The modern equivalent of competitive assholery would be American Idol-type events – what Bruce Springsteen has aptly referred to as “the great Darwinian spectacle.” When asked who is the greatest guitar player in the world, Eric Clapton responded,


“Contests are for horses.”


That's us. That's the answer we relate to, because of the era that produced us. My contention is that's not the era that produced Gene, or any of the other older players I've worked with. Most of them had competitive assholery to some degree or another, although Gene would be a more extreme example.


One more story:


In the early 80's I was in the host band at a Sunday night jam session. Gene would come and sit in now and then. I had a little variety trio at the time and I had discovered and hired a little white kid who was a killer drummer and a wonderful singer. He was literally “little” - like 5'8” and about 19 years old. I plugged him into the drum chair on the jam.


He kept hearing about this Gene guy who was such a monstrous player who would hand you your ass if he could. Finally, the kid was on the gig one night when Gene came in.


This kid walked up to Gene, who was not only more than twice his size but was more than twice his age and said, “Are you Gene?”


"Yes I am.”


“Well, I've heard that you play Autumn Leaves faster than a mother-fucker! Now, I don't want you to burn me, but I want you to play it as FAST...AS...YOU...CAN.”


It was like this kid took off a glove and slapped Gene across the face with it.


Gene glared down at this 19-year-old kid looking up at him and said very low and menacing, “All right. I will.”


I was sweating bullets it was so fast. But the kid kept up – he was right there the whole time; the ride cymbal was just blazing! He took everything Gene threw at him. When the song ended Gene stood up and flipped a business card onto the snare drum and said, “Give me a call.”

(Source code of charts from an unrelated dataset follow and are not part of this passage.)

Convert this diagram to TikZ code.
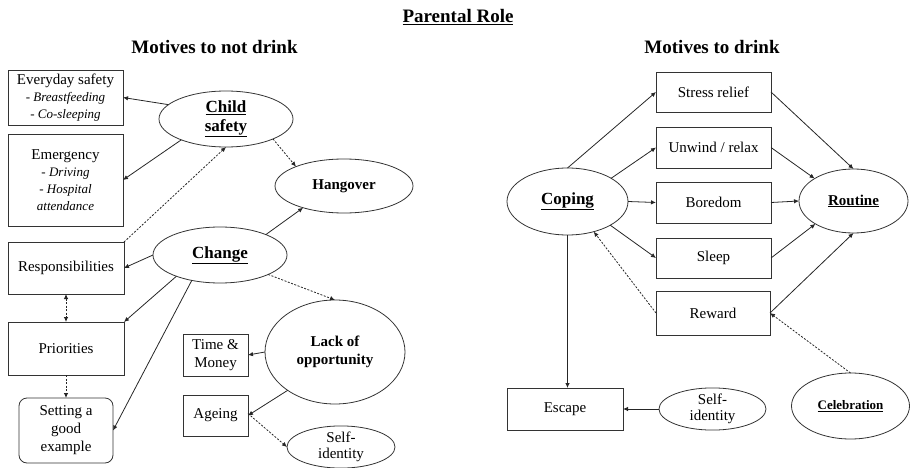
\documentclass[tikz,border=0pt]{standalone}
\usepackage{fontspec}
\setmainfont{Liberation Serif}
\usetikzlibrary{arrows.meta,shapes.geometric}
\tikzset{
  every node/.style={inner sep=0pt, outer sep=0pt, align=center, text=black},
  box/.style={draw=black!80, line width=0.8pt, rectangle, font=\fontsize{15}{18}\selectfont},
  rbox/.style={box, rounded corners=8pt},
  ell/.style={draw=black!80, line width=0.8pt, ellipse, font=\fontsize{17}{21}\selectfont\bfseries},
  ells/.style={ell, font=\fontsize{15}{18}\selectfont\bfseries},
  ellp/.style={draw=black!80, line width=0.8pt, ellipse, font=\fontsize{15}{16}\selectfont},
  sub/.style={font=\fontsize{13}{15.5}\selectfont\itshape},
  heading/.style={font=\fontsize{19}{22}\selectfont\bfseries},
  arr/.style={draw=black!85, line width=0.8pt, -{Latex[length=5pt,width=4.5pt]}},
  darr/.style={arr, dash pattern=on 2pt off 1.5pt},
}
\begin{document}
\begin{tikzpicture}[x=1pt,y=-1pt]
\useasboundingbox (0,0) rectangle (910,468);

% headings
\node[heading] (title) at (458,17) {\underline{Parental Role}};
\node[heading] (hl) at (214.5,47) {Motives to not drink};
\node[heading] (hr) at (712,47) {Motives to drink};

% left side boxes
\node[box, minimum width=115pt, minimum height=55pt] (ev) at (65.5,97.5)
  {Everyday safety\\[-1pt]{\fontsize{13}{15.5}\selectfont - \textit{Breastfeeding}}\\[-1pt]{\fontsize{13}{15.5}\selectfont - \textit{Co-sleeping}}};
\node[box, minimum width=115pt, minimum height=92pt] (em) at (65.5,180)
  {Emergency\\[-1pt]{\fontsize{13}{15.5}\selectfont - \textit{Driving}}\\[-1pt]{\fontsize{13}{15.5}\selectfont - \textit{Hospital}}\\[-1pt]{\fontsize{13}{15.5}\selectfont\itshape attendance}};
\node[box, minimum width=116pt, minimum height=52pt] (resp) at (66,268) {Responsibilities};
\node[box, minimum width=116pt, minimum height=53pt] (prio) at (66,348.5) {Priorities};
\node[rbox, minimum width=94pt, minimum height=65pt] (setx) at (66,430.5) {Setting a\\good\\example};
\node[box, minimum width=65pt, minimum height=42pt] (tm) at (215.5,355) {Time \&\\Money};
\node[box, minimum width=65pt, minimum height=41pt] (age) at (215.5,415.5) {Ageing};

% left side ellipses
\node[ell, minimum width=134pt, minimum height=56pt] (cs) at (226,119) {\underline{Child}\\[-2pt]\underline{safety}};
\node[ells, minimum width=138pt, minimum height=54pt] (hang) at (344,186) {Hangover};
\node[ell, minimum width=134pt, minimum height=56pt] (chg) at (220,255) {\underline{Change}};
\node[ells, minimum width=140pt, minimum height=104pt] (lack) at (335,352) {Lack of\\opportunity};
\node[ellp, minimum width=108pt, minimum height=40pt] (si1) at (341,447) {Self-\\identity};

% right side boxes
\node[box, minimum width=115pt, minimum height=40pt] (sr) at (713.5,92) {Stress relief};
\node[box, minimum width=115pt, minimum height=41pt] (uw) at (713.5,147.5) {Unwind / relax};
\node[box, minimum width=115pt, minimum height=41pt] (bo) at (713.5,202.5) {Boredom};
\node[box, minimum width=115pt, minimum height=40pt] (sl) at (713.5,258) {Sleep};
\node[box, minimum width=114pt, minimum height=44pt] (rw) at (713,313) {Reward};
\node[box, minimum width=116pt, minimum height=42pt] (esc) at (565,409) {Escape};

% right side ellipses
\node[ell, minimum width=121pt, minimum height=67pt] (cop) at (567.5,201.5) {\underline{Coping}};
\node[ells, minimum width=109pt, minimum height=64pt] (rou) at (853.5,201) {\underline{Routine}};
\node[ellp, minimum width=107pt, minimum height=42pt] (si2) at (712.5,409) {Self-\\identity};
\node[ell, minimum width=118pt, minimum height=66pt, font=\fontsize{13}{15}\selectfont\bfseries] (cel) at (850.5,406) {\underline{Celebration}};

% left connectors
\draw[arr] (cs.166) -- (ev.east);
\draw[arr] (cs.205) -- (em.east);
\draw[darr] (cs.337) -- (hang.158);
\draw[darr] (resp.north east) -- (cs.south);
\draw[arr] (chg.24) -- (hang.208);
\draw[arr] (chg.west) -- (resp.east);
\draw[arr] (chg.206) -- (prio.north east);
\draw[arr] (chg.222) -- (setx.east);
\draw[darr] (chg.338) -- (lack.north);
\draw[darr, {Latex[length=5pt,width=4.5pt]}-{Latex[length=5pt,width=4.5pt]}] (resp.south) -- (prio.north);
\draw[darr] (prio.south) -- (setx.north);
\draw[arr] (lack.west) -- (tm.east);
\draw[arr] (lack.219) -- (age.east);
\draw[darr] ([yshift=2pt]age.east) -- (si1.west);

% right connectors
\draw[arr] (cop.north) -- (sr.west);
\draw[arr] (cop.28) -- (uw.west);
\draw[arr] (cop.east) -- (bo.west);
\draw[arr] (cop.331) -- (sl.west);
\draw[darr] (rw.west) -- (cop.311);
\draw[arr] (cop.south) -- (cop.south |- esc.north);
\draw[arr] (sr.east) -- (rou.north);
\draw[arr] (uw.east) -- (rou.150);
\draw[arr] (bo.east) -- (rou.west);
\draw[arr] (sl.east) -- (rou.211);
\draw[arr] (rw.east) -- (rou.south);
\draw[darr] (cel.north) -- (rw.east);
\draw[arr] (si2.west) -- (esc.east);
\end{tikzpicture}
\end{document}
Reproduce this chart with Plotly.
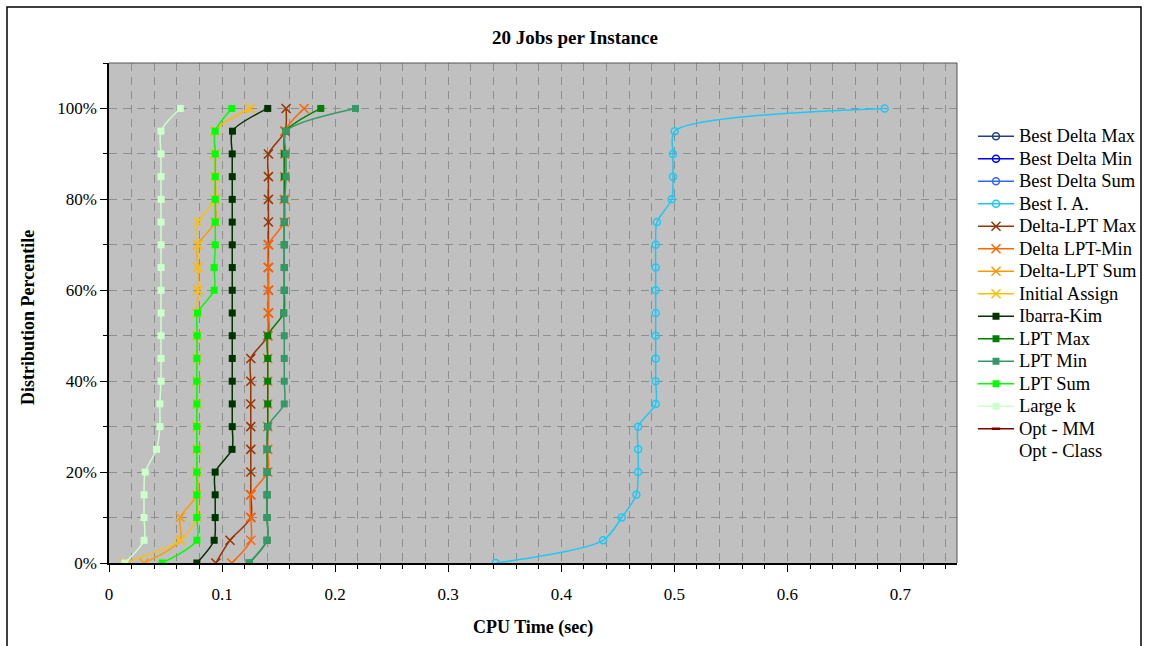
import plotly.graph_objects as go

# ---------------- data ----------------
percentiles = [0.00, 0.05, 0.10, 0.15, 0.20, 0.25, 0.30, 0.35, 0.40, 0.45, 0.50,
               0.55, 0.60, 0.65, 0.70, 0.75, 0.80, 0.85, 0.90, 0.95, 1.00]

series_names = ["Best Delta Max", "Best Delta Min", "Best Delta Sum", "Best I. A.",
                "Delta-LPT Max", "Delta LPT-Min", "Delta-LPT Sum", "Initial Assign",
                "Ibarra-Kim", "LPT Max", "LPT Min", "LPT Sum", "Large k",
                "Opt - MM", "Opt - Class"]

best_delta_max = []
best_delta_min = []
best_delta_sum = []
best_ia = [0.342, 0.437, 0.4535, 0.4664, 0.468, 0.468, 0.468, 0.4835, 0.4835, 0.4835, 0.4835,
           0.4835, 0.4835, 0.4835, 0.4835, 0.4846, 0.4976, 0.4988, 0.4988, 0.5003, 0.686]
delta_lpt_max = [0.0945, 0.107, 0.1254, 0.1254, 0.1254, 0.1254, 0.1254, 0.1254, 0.1254, 0.1254, 0.1404,
                 0.141, 0.141, 0.141, 0.141, 0.141, 0.141, 0.141, 0.141, 0.1557, 0.1566]
delta_lpt_min = [0.1086, 0.1254, 0.1254, 0.1254, 0.1404, 0.1404, 0.1404, 0.1404, 0.1404, 0.1404, 0.1404,
                 0.141, 0.141, 0.141, 0.141, 0.155, 0.155, 0.1555, 0.1555, 0.1555, 0.1725]
delta_lpt_sum = [0.031, 0.063, 0.063, 0.078, 0.078, 0.078, 0.078, 0.078, 0.078, 0.078, 0.078,
                 0.078, 0.0786, 0.0786, 0.0786, 0.094, 0.094, 0.094, 0.094, 0.094, 0.1248]
initial_assign = [0.013, 0.063, 0.078, 0.078, 0.078, 0.078, 0.078, 0.078, 0.078, 0.078, 0.078,
                  0.078, 0.0786, 0.0786, 0.0786, 0.0786, 0.094, 0.094, 0.094, 0.094, 0.1248]
ibarra_kim = [0.0777, 0.093, 0.0939, 0.0939, 0.0939, 0.1088, 0.109, 0.109, 0.109, 0.109, 0.109,
              0.109, 0.109, 0.109, 0.109, 0.109, 0.109, 0.109, 0.109, 0.1092, 0.1404]
lpt_max = [0.124, 0.1398, 0.1398, 0.1398, 0.1398, 0.1398, 0.1404, 0.1404, 0.1404, 0.1404, 0.1404,
           0.1545, 0.155, 0.155, 0.155, 0.155, 0.155, 0.155, 0.155, 0.1566, 0.1873]
lpt_min = [0.124, 0.1398, 0.1398, 0.1398, 0.1398, 0.1398, 0.1404, 0.155, 0.155, 0.155, 0.155,
           0.1545, 0.155, 0.155, 0.155, 0.155, 0.1555, 0.1566, 0.1566, 0.1566, 0.218]
lpt_sum = [0.047, 0.0777, 0.0777, 0.0777, 0.0777, 0.0777, 0.0777, 0.0777, 0.0777, 0.0777, 0.078,
           0.0783, 0.093, 0.093, 0.094, 0.094, 0.094, 0.094, 0.094, 0.0939, 0.1086]
large_k = [0.014, 0.031, 0.031, 0.031, 0.032, 0.042, 0.045, 0.045, 0.046, 0.046, 0.046,
           0.046, 0.046, 0.046, 0.046, 0.046, 0.046, 0.046, 0.046, 0.0459, 0.063]
opt_mm = []
opt_class = []

series_values = [best_delta_max, best_delta_min, best_delta_sum, best_ia,
                 delta_lpt_max, delta_lpt_min, delta_lpt_sum, initial_assign,
                 ibarra_kim, lpt_max, lpt_min, lpt_sum, large_k, opt_mm, opt_class]

x_tick_vals = [0, 0.1, 0.2, 0.3, 0.4, 0.5, 0.6, 0.7]
x_tick_text = ["0", "0.1", "0.2", "0.3", "0.4", "0.5", "0.6", "0.7"]
y_tick_vals = [0, 0.2, 0.4, 0.6, 0.8, 1.0]
y_tick_text = ["0%", "20%", "40%", "60%", "80%", "100%"]

# ---------------- styles ----------------
colors = ["#203f86", "#0000ff", "#3366ff", "#1ec8f5",
          "#993300", "#ff6600", "#ff9900", "#ffc000",
          "#003300", "#008000", "#339966", "#00ff00", "#ccffcc",
          "#800000", "rgba(0,0,0,0)"]
symbols = ["circle-open"] * 4 + ["x-thin-open"] * 4 + ["square"] * 5 + ["line-ew-open", "none"]

FONT = "Liberation Serif, Times New Roman, serif"

fig = go.Figure()
for name, vals, col, sym in zip(series_names, series_values, colors, symbols):
    xs = vals if vals else [None]
    ys = percentiles[:len(vals)] if vals else [None]
    if sym == "circle-open":
        marker = dict(symbol=sym, size=7, color=col, line=dict(color=col, width=1.5))
    elif sym == "x-thin-open":
        marker = dict(symbol=sym, size=9, color=col, line=dict(color=col, width=1.5))
    elif sym == "square":
        marker = dict(symbol=sym, size=7, color=col, line=dict(width=0))
    elif sym == "line-ew-open":
        marker = dict(symbol=sym, size=6, color=col, line=dict(color=col, width=2.5))
    else:
        marker = dict(size=1, color=col, line=dict(width=0))
    fig.add_trace(go.Scatter(
        x=xs, y=ys,
        name='<span style="font-size:18.5px">' + name + '</span>',
        mode="lines" if sym == "none" else "lines+markers",
        line=dict(color=col, width=1.5, shape="spline", smoothing=0.8),
        marker=marker,
    ))

# plot-area geometry (pixels)
L, R, T, B = 109, 957, 63, 563
W, H = R - L, B - T

def px(xp):
    return (xp - L) / W

def py(yp):
    return (B - yp) / H

GRIDC = "#8e8e8e"

fig.update_layout(
    width=1149, height=646,
    margin=dict(l=L, r=1149 - R, t=T, b=646 - B, pad=0, autoexpand=False),
    paper_bgcolor="white",
    plot_bgcolor="#c0c0c0",
    font=dict(family=FONT, size=16, color="black"),
    showlegend=True,
    legend=dict(
        x=px(973), y=py(120), xanchor="left", yanchor="top",
        font=dict(family=FONT, size=15, color="black"),
        bgcolor="rgba(0,0,0,0)", borderwidth=0,
        itemwidth=36, tracegroupgap=0,
    ),
    xaxis=dict(
        range=[0, 0.75], tickvals=x_tick_vals, ticktext=x_tick_text,
        ticks="outside", ticklen=7, tickcolor="black", tickwidth=1,
        ticklabelstandoff=8,
        showline=True, linecolor="black", linewidth=1.5,
        zeroline=False, tickfont=dict(family=FONT, size=17),
        showgrid=True, gridcolor=GRIDC, gridwidth=1, griddash="8px,6px",
        minor=dict(dtick=0.02, tick0=0, ticks="outside", ticklen=4, tickcolor="black",
                   showgrid=True, gridcolor=GRIDC, gridwidth=1, griddash="8px,6px"),
    ),
    yaxis=dict(
        range=[0, 1.1], tickvals=y_tick_vals, ticktext=y_tick_text,
        ticks="outside", ticklen=7, tickcolor="black", tickwidth=1,
        showline=True, linecolor="black", linewidth=1.5,
        zeroline=False, tickfont=dict(family=FONT, size=17),
        showgrid=True, gridcolor=GRIDC, gridwidth=1, griddash="8px,6px",
        minor=dict(dtick=0.1, tick0=0, ticks="outside", ticklen=4, tickcolor="black",
                   showgrid=True, gridcolor=GRIDC, gridwidth=1, griddash="8px,6px"),
    ),
    shapes=[
        dict(type="line", xref="paper", yref="paper", x0=0, x1=1, y0=1, y1=1,
             line=dict(color="#555555", width=1)),
        dict(type="line", xref="paper", yref="paper", x0=1, x1=1, y0=0, y1=1,
             line=dict(color="#555555", width=1)),
        dict(type="rect", xref="paper", yref="paper",
             x0=px(7), x1=px(1141), y0=py(660), y1=py(7),
             line=dict(color="black", width=1.5), fillcolor="rgba(0,0,0,0)"),
    ],
    annotations=[
        dict(text="<b>20 Jobs per Instance</b>", xref="paper", yref="paper",
             x=px(575), y=py(38), xanchor="center", yanchor="middle", showarrow=False,
             font=dict(family=FONT, size=19)),
        dict(text="<b>CPU Time (sec)</b>", xref="paper", yref="paper",
             x=px(533), y=py(627), xanchor="center", yanchor="middle", showarrow=False,
             font=dict(family=FONT, size=18)),
        dict(text="<b>Distribution Percentile</b>", xref="paper", yref="paper",
             x=px(28), y=py(318), xanchor="center", yanchor="middle", showarrow=False,
             textangle=-90, font=dict(family=FONT, size=18)),
    ],
)

fig.write_html("out.html")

You had to earn his respect. To many - even most, it wasn't worth what that took. I get it...but it was worth it to me, because it made me a better guitar player. Just like I took what John Elliot dished out, and George, and any number of other guys whose assholery helped make me what I am today. Whether one likes what I do or not is secondary to me. The primary thing to me is I'm better now than I was then; I'm better able to express on the guitar what's in my head and heart, and it's due in part to the assholery of guys like Gene.


You said,


  • "And don’t tell me blues guys try to cut each other all the time- to me it’s done in an entirely different spirit- that form of competition is based on playing well!"


No matter what the genre, there is ALWAYS a challenge from a good player. A challenge that you either rise to or not. Good players are always looking for other good players. There is always that moment, especially in a jam situation, where the unknown guy has to prove himself – can he really play? - even in the most positive and supporting environment.


In conclusion, am I a competitive asshole? I hope not, I don't think so. The Saturday Jam I've been hosting with Mama Ray for 30+ years is not a cutting contest. It's all about supporting and nurturing players. If a guy doesn't quite cut it we'll endeavor to make him sound as good as we can and encourage him to come back. That's a different paradigm than Gene and his ilk. Furthermore, I consciously chose to use John Elliot's teaching style as a negative example. I couldn't bring myself to act like an asshole just to pack my roster with good students and produce a huge percentage of superior players, the assholery is just not in me.


I'm a love, peace, understanding and tolerance kind of guy. But I don't deny the value of the competitive assholery that helped shape me into what I am today.


It's somewhat of a conundrum; how much of an asshole do I need to be - for the good of the student, or the improvement of the jammer? There is no growth without discomfort.